After the cessation of conflict in the early 1990s it was possible for normal life to begin again and earning money through enterprise was seen as a way out of poverty. Social entrepreneurs such as Thanan Hok established their own businesses, she was the first in 1993. A number of international non-government-organisations (NGOs) and volunteers gave support to recovering craft traditions in danger of being lost and also the development of new skills and products that could create livelihoods for people suffering from disadvantage. They did this by setting up workshops and cooperatives such as Villageworks and Watthan. These were both later handed over to local people.

Fair Trade

Fair trade is essential for a positive future for humanity.

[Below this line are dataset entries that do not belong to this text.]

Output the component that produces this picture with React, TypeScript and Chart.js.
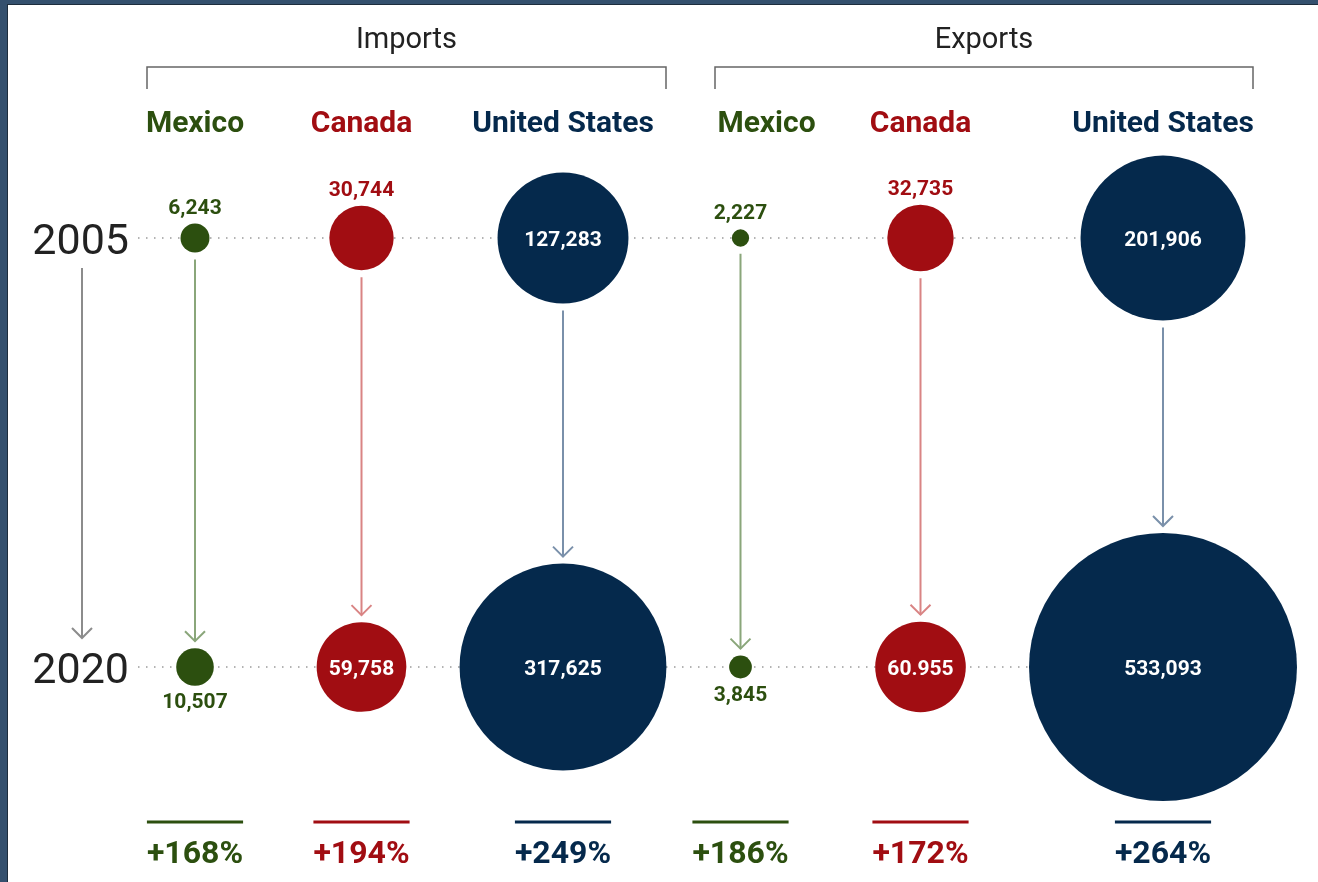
import React, { useEffect, useRef } from "react";
import { Chart, registerables } from "chart.js";

Chart.register(...registerables);

// ---------- data ----------
const countries = ["Mexico", "Canada", "United States"];
const flowTitles = ["Imports", "Exports"];
const years = [2005, 2020];

const imports2005 = [6243, 30744, 127283];
const imports2020 = [10507, 59758, 317625];
const exports2005 = [2227, 32735, 201906];
const exports2020 = [3845, 60955, 533093];

const imports2005Labels = ["6,243", "30,744", "127,283"];
const imports2020Labels = ["10,507", "59,758", "317,625"];
const exports2005Labels = ["2,227", "32,735", "201,906"];
const exports2020Labels = ["3,845", "60.955", "533,093"];

const importsChange = ["+168%", "+194%", "+249%"];
const exportsChange = ["+186%", "+172%", "+264%"];

// ---------- layout / style ----------
const W = 1310;
const H = 877;
const COLUMN_X = [
  [187, 353.5, 555],
  [732.5, 912.5, 1155],
];
const HEADER_DX = [
  [0, 0, 0],
  [26, 0, 0],
];
const BRACKETS = [
  [139, 658],
  [707, 1245],
];
const ROW_PX = [233, 662];
const RADIUS_K = 0.1835;
const COLORS = ["#2c4f0f", "#a10d12", "#05294c"];
const ARROW_COLORS = ["#8aa67a", "#d98484", "#7a90aa"];
const FONT = "Roboto, 'Noto Sans', Arial, sans-serif";

const perYear = (years[1] - years[0]) / (ROW_PX[1] - ROW_PX[0]);
const Y_MIN = years[0] - ROW_PX[0] * perYear;
const Y_MAX = years[0] + (H - ROW_PX[0]) * perYear;

const rad = (v: number) => RADIUS_K * Math.sqrt(v);

const groups = [
  { v05: imports2005, v20: imports2020, l05: imports2005Labels, l20: imports2020Labels, change: importsChange },
  { v05: exports2005, v20: exports2020, l05: exports2005Labels, l20: exports2020Labels, change: exportsChange },
];

function drawArrow(ctx: CanvasRenderingContext2D, x: number, y1: number, y2: number, color: string) {
  ctx.save();
  ctx.strokeStyle = color;
  ctx.lineWidth = 2;
  ctx.setLineDash([]);
  ctx.beginPath();
  ctx.moveTo(x, y1);
  ctx.lineTo(x, y2);
  ctx.stroke();
  ctx.beginPath();
  ctx.moveTo(x - 10, y2 - 10);
  ctx.lineTo(x, y2);
  ctx.lineTo(x + 10, y2 - 10);
  ctx.stroke();
  ctx.restore();
}

const decorPlugin = {
  id: "decor",
  beforeDatasetsDraw(chart: any) {
    const ctx: CanvasRenderingContext2D = chart.ctx;
    const xs = chart.scales.x;
    const ys = chart.scales.y;
    // dotted row lines
    ctx.save();
    ctx.strokeStyle = "#9a9a9a";
    ctx.lineWidth = 1.5;
    ctx.setLineDash([1.5, 6.5]);
    years.forEach((yr) => {
      const y = ys.getPixelForValue(yr);
      ctx.beginPath();
      ctx.moveTo(130, y);
      ctx.lineTo(xs.getPixelForValue(COLUMN_X[1][2]), y);
      ctx.stroke();
    });
    ctx.restore();
    // arrows between bubbles
    groups.forEach((g, gi) => {
      countries.forEach((_, i) => {
        const x = xs.getPixelForValue(COLUMN_X[gi][i]);
        const y1 = ys.getPixelForValue(years[0]) + rad(g.v05[i]) + 7;
        const y2 = ys.getPixelForValue(years[1]) - rad(g.v20[i]) - 7;
        drawArrow(ctx, x, y1, y2, ARROW_COLORS[i]);
      });
    });
    // time arrow
    drawArrow(ctx, 74, ys.getPixelForValue(years[0]) + 30, ys.getPixelForValue(years[1]) - 29, "#8c8c8c");
  },
  afterDatasetsDraw(chart: any) {
    const ctx: CanvasRenderingContext2D = chart.ctx;
    const xs = chart.scales.x;
    const ys = chart.scales.y;
    ctx.save();
    ctx.setLineDash([]);
    // titles & brackets
    flowTitles.forEach((t, gi) => {
      const [a, b] = BRACKETS[gi];
      const xa = xs.getPixelForValue(a);
      const xb = xs.getPixelForValue(b);
      ctx.fillStyle = "#222";
      ctx.font = `400 29px ${FONT}`;
      ctx.textAlign = "center";
      ctx.textBaseline = "alphabetic";
      ctx.fillText(t, (xa + xb) / 2, 43);
      ctx.strokeStyle = "#666";
      ctx.lineWidth = 1.5;
      ctx.beginPath();
      ctx.moveTo(xa, 84);
      ctx.lineTo(xa, 62);
      ctx.lineTo(xb, 62);
      ctx.lineTo(xb, 84);
      ctx.stroke();
    });
    // column headers
    groups.forEach((g, gi) => {
      countries.forEach((c, i) => {
        const x = xs.getPixelForValue(COLUMN_X[gi][i] + HEADER_DX[gi][i]);
        ctx.fillStyle = COLORS[i];
        ctx.font = `700 30px ${FONT}`;
        ctx.textAlign = "center";
        ctx.textBaseline = "alphabetic";
        ctx.fillText(c, x, 127);
      });
    });
    // year labels
    years.forEach((yr) => {
      const y = ys.getPixelForValue(yr);
      ctx.fillStyle = "#222";
      ctx.font = `400 43px ${FONT}`;
      ctx.textAlign = "right";
      ctx.textBaseline = "alphabetic";
      ctx.fillText(String(yr), 121, y + 16);
    });
    // value labels
    groups.forEach((g, gi) => {
      countries.forEach((_, i) => {
        const x = xs.getPixelForValue(COLUMN_X[gi][i]);
        [0, 1].forEach((k) => {
          const v = k === 0 ? g.v05[i] : g.v20[i];
          const label = k === 0 ? g.l05[i] : g.l20[i];
          const cy = ys.getPixelForValue(years[k]);
          const r = rad(v);
          ctx.font = `700 21px ${FONT}`;
          ctx.textAlign = "center";
          ctx.textBaseline = "alphabetic";
          if (r >= 40) {
            ctx.fillStyle = "#ffffff";
            ctx.fillText(label, x, cy + 7.5);
          } else if (k === 0) {
            ctx.fillStyle = COLORS[i];
            ctx.fillText(label, x, cy - r - 10);
          } else {
            ctx.fillStyle = COLORS[i];
            ctx.fillText(label, x, cy + r + 22.5);
          }
        });
      });
    });
    // change rules and percentages
    groups.forEach((g, gi) => {
      countries.forEach((_, i) => {
        const x = xs.getPixelForValue(COLUMN_X[gi][i]);
        ctx.font = `700 32px ${FONT}`;
        ctx.textAlign = "center";
        ctx.textBaseline = "alphabetic";
        const w = ctx.measureText(g.change[i]).width;
        ctx.strokeStyle = COLORS[i];
        ctx.lineWidth = 3;
        ctx.beginPath();
        ctx.moveTo(x - w / 2, 817);
        ctx.lineTo(x + w / 2, 817);
        ctx.stroke();
        ctx.fillStyle = COLORS[i];
        ctx.fillText(g.change[i], x, 858);
      });
    });
    ctx.restore();
  },
};

export default function App() {
  const ref = useRef<HTMLCanvasElement>(null);

  useEffect(() => {
    document.body.style.margin = "0";
    const canvas = ref.current;
    if (!canvas) return;
    const datasets = countries.map((c, i) => ({
      label: c,
      data: groups.flatMap((g, gi) => [
        { x: COLUMN_X[gi][i], y: years[0], r: rad(g.v05[i]) },
        { x: COLUMN_X[gi][i], y: years[1], r: rad(g.v20[i]) },
      ]),
      backgroundColor: COLORS[i],
      borderWidth: 0,
      hoverBorderWidth: 0,
      clip: false as any,
    }));
    const chart = new Chart(canvas, {
      type: "bubble",
      data: { datasets },
      options: {
        animation: false,
        responsive: false,
        devicePixelRatio: 1,
        events: [],
        layout: { padding: 0, autoPadding: false },
        plugins: { legend: { display: false }, tooltip: { enabled: false } },
        scales: {
          x: { type: "linear", min: 0, max: W, display: false },
          y: { type: "linear", min: Y_MIN, max: Y_MAX, reverse: true, display: false },
        },
      },
      plugins: [decorPlugin],
    });
    return () => chart.destroy();
  }, []);

  return (
    <div style={{ position: "fixed", inset: 0, background: "#34506e" }}>
      <div
        style={{
          position: "absolute",
          left: 7,
          top: 4,
          width: W,
          height: H,
          background: "#ffffff",
          borderLeft: "1px solid #1d2d3d",
          borderTop: "1px solid #1d2d3d",
        }}
      >
        <canvas ref={ref} width={W} height={H} style={{ display: "block" }} />
      </div>
    </div>
  );
}
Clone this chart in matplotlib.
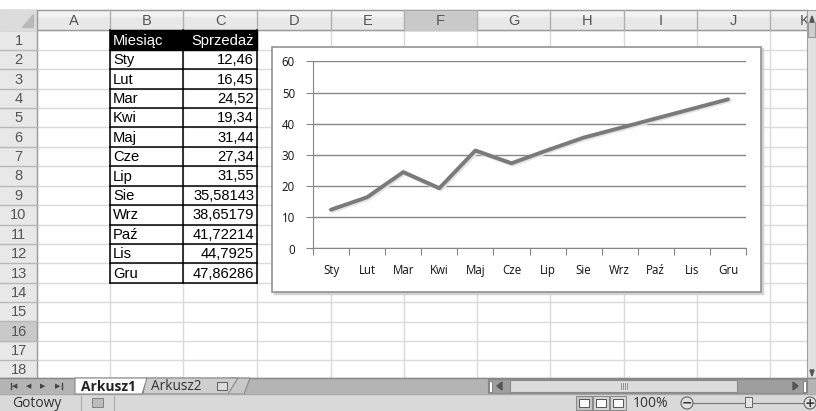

Exploitative commercial practices are part of an outdated paradigm that has not served the planet or its residents well. As Flying Fox Fabrics is very recently established we are not yet officially registered as a fair trade organisation, however, our founder has been pro-active in the fair trade movement in Australia since 1986 working with dozens of remote community Indigenous art centres. She is a social enterprise pioneer and wrote a book based on research findings called The Art & Craft Centre Story Volume III – Good Stories from Out Bush reporting on good practice published in 2000.

In relation to the Cambodian partners/manufacturers – the country does not have formal fair trade accreditation and the Artisans Association of Cambodia is no longer active. However, it is a relatively small sector and all the organisations are known to each other. Felicity has done due diligence on our partners and chosen them from dozens of small workshops active in Cambodia.